Several Long Beach State housing residents have reported trash overflow and janitorial maintenance issues throughout the dorms.
According to Corry Colonna, the Executive Director of Housing & Residential Life, all housing villages experienced trash overflow, the most being at the recently opened Parkside North College Dormitory.
Colonna said COVID-19 and the recent omicron variant have been major factors contributing to these issues, causing staff problems throughout the housing department.
“We have been short-staffed,” he said. “An increase in using disposable food containers and a decrease in staff due to COVID-19 made it a challenge to keep up with trash removal.”
In response to COVID-19, dining halls made the switch to disposable to-go containers. This change left trash overfilled throughout the dining halls.
Tyler Bush, a first-year creative writing major currently living in Parkside North, said that there was often no other choice but to add to the overflow.
“Where do [they] want us to put [the trash] if we’re getting three meals a day?” Bush questioned. “You fit five [to-go boxes] in one trash can, then you’ll have to take it, and you’ll always be unloading and reloading the trash.“
CSULB dining halls offer recyclable to-go boxes, and their trash overflow plus staffing issues “has significantly reduced this semester,” according to Colonna.

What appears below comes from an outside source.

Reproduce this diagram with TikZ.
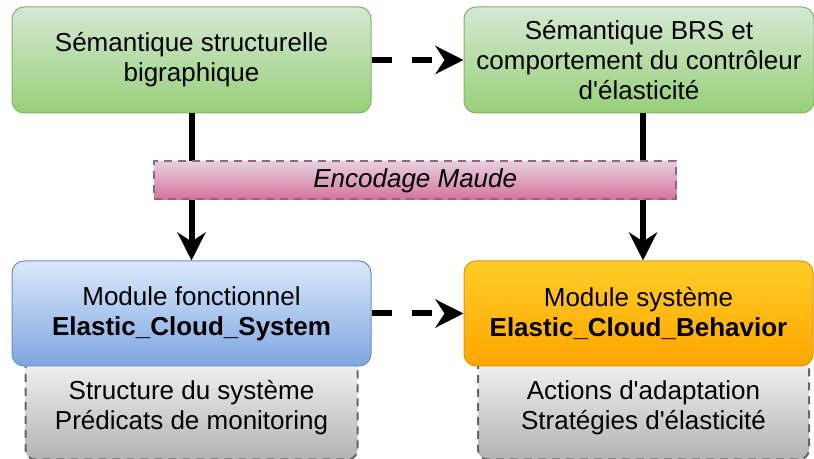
\documentclass[tikz,border=0pt]{standalone}
\usepackage{fontspec}
\setmainfont{Liberation Sans}[Ligatures=TeXOff]
\usepackage{tikz}
\usetikzlibrary{arrows.meta,positioning,calc,backgrounds}
\definecolor{semTop}{HTML}{D5E8D4}
\definecolor{semBot}{HTML}{97D077}
\definecolor{semBd}{HTML}{82B366}
\definecolor{sysTop}{HTML}{DAE8FC}
\definecolor{sysBot}{HTML}{7EA6E0}
\definecolor{sysBd}{HTML}{6C8EBF}
\definecolor{behTop}{HTML}{FFCD28}
\definecolor{behBot}{HTML}{FFA500}
\definecolor{behBd}{HTML}{D79B00}
\definecolor{encTop}{HTML}{E6D0DE}
\definecolor{encBot}{HTML}{D5739D}
\definecolor{encBd}{HTML}{996185}
\definecolor{detTop}{HTML}{F5F5F5}
\definecolor{detBot}{HTML}{B3B3B3}
\definecolor{detBd}{HTML}{666666}
\newcommand\labelfont{\fontsize{13}{15}\selectfont}
\tikzset{
  stage/.style={
    rectangle, rounded corners=6pt, line width=0.5pt,
    minimum height=53pt, align=center, font=\labelfont,
    inner sep=3pt
  },
  sem/.style   ={stage, top color=semTop, bottom color=semBot, draw=semBd},
  modsys/.style={stage, top color=sysTop, bottom color=sysBot, draw=sysBd, minimum height=52.5pt},
  modbeh/.style={stage, top color=behTop, bottom color=behBot, draw=behBd, minimum height=52.5pt},
  enc/.style={
    rectangle, top color=encTop, bottom color=encBot, draw=encBd,
    line width=1pt, dash pattern=on 4pt off 3pt,
    minimum width=261pt, minimum height=19pt, inner sep=1pt,
    font=\labelfont\itshape
  },
  detail/.style={
    rectangle, rounded corners=5pt, top color=detTop, bottom color=detBot,
    draw=detBd, line width=1pt, dash pattern=on 4pt off 3pt,
    minimum height=52pt, align=center, font=\labelfont, inner sep=2pt
  },
  flow/.style ={-{Stealth[length=14pt,width=14pt,inset=4.5pt]}, line width=3pt, draw=black},
  dflow/.style={flow, dash pattern=on 10pt off 10pt}
}
\begin{document}
\begin{tikzpicture}
  \useasboundingbox (0,0) rectangle (407pt,-229.5pt);
  % semantics
  \node[sem, minimum width=179.5pt] (sysSem) at (95.75pt,-30pt) {Sémantique structurelle\\bigraphique};
  \node[sem, right=46pt of sysSem, minimum width=175pt] (brsSem) {Sémantique BRS et\\comportement du contrôleur\\d'élasticité};

  % Maude modules
  \node[modsys, below=73.5pt of sysSem, minimum width=179.5pt] (sysMod) {Module fonctionnel\\\textbf{Elastic\_Cloud\_System}};
  \node[modbeh, right=46pt of sysMod, minimum width=174.5pt] (behMod) {Module système\\\textbf{Elastic\_Cloud\_Behavior}};

  % arrows
  \draw[flow] (sysSem) -- (sysMod);
  \draw[flow] ([xshift=2pt]brsSem.south) -- ([xshift=2pt]brsSem.south |- behMod.north);
  \draw[dflow] (sysSem) -- (brsSem);
  \draw[dflow] (sysMod) -- (behMod);

  % encoding band over the arrows
  \node[enc, below=23.5pt of $(sysSem.south)!0.5!(brsSem.south)$] (enc) {Encodage Maude};

  % module contents, tucked under the modules
  \begin{scope}[on background layer]
    \node[detail, below=-6pt of sysMod, minimum width=166pt] (sysDet) {Structure du système\\Prédicats de monitoring};
    \node[detail, below=-6pt of behMod, xshift=2.5pt, minimum width=165.5pt] (behDet) {Actions d'adaptation\\Stratégies d'élasticité};
  \end{scope}
\end{tikzpicture}
\end{document}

“Now that the dining hall is fully staffed, we have [re-started] using recycled to-go containers,” he said. “Students are back eating in the dining halls, [so] it appears to not be an issue anymore.”
Some dorm residents, however, feel that the housing department may not be listening to their concerns.
Makenzie Willemse, a first-year criminal justice major is a Parkside North resident who said the dorms’ maintenance “is not [really] on top of things.”
“My air conditioning makes a loud noise that’s really annoying, and [the housing department] were just like, ‘Sorry, we can’t do anything. It’s under warranty,'” Willemse said.
The dorms’ air conditioning warranty agreement places responsibility on an outside construction company within the first year of service in dorms such as Parkside North, Hillside Gateway and Los Alamitos instead of the university housing’s maintenance, according to Colonna.
“This [process], at times, can slow down the repair process,” he said. “[Because] the construction companies and their subcontractors are not here at all times.”
Other CSULB housing residents have also noticed hygienic issues in the dorm restrooms.
Juliana Reeves, a fourth-year management and operations supply chain management major is a Beachside dorm resident and said the spring semester’s cleaning service was inconsistent.
“It took a month after we moved in for workers to come and clean the restroom,” Reeves said.
Colonna said the housing department is currently working on hiring more custodians, as well as “floaters who can fill in for staff who call out sick in Parkside North.”
With these new plans in place, Colonna said many of these issues are being resolved.
“I can’t say we have any [other] significant issues now,” Colonna said. “Let’s hope it stays that way. With aging buildings, it is never a certainty.”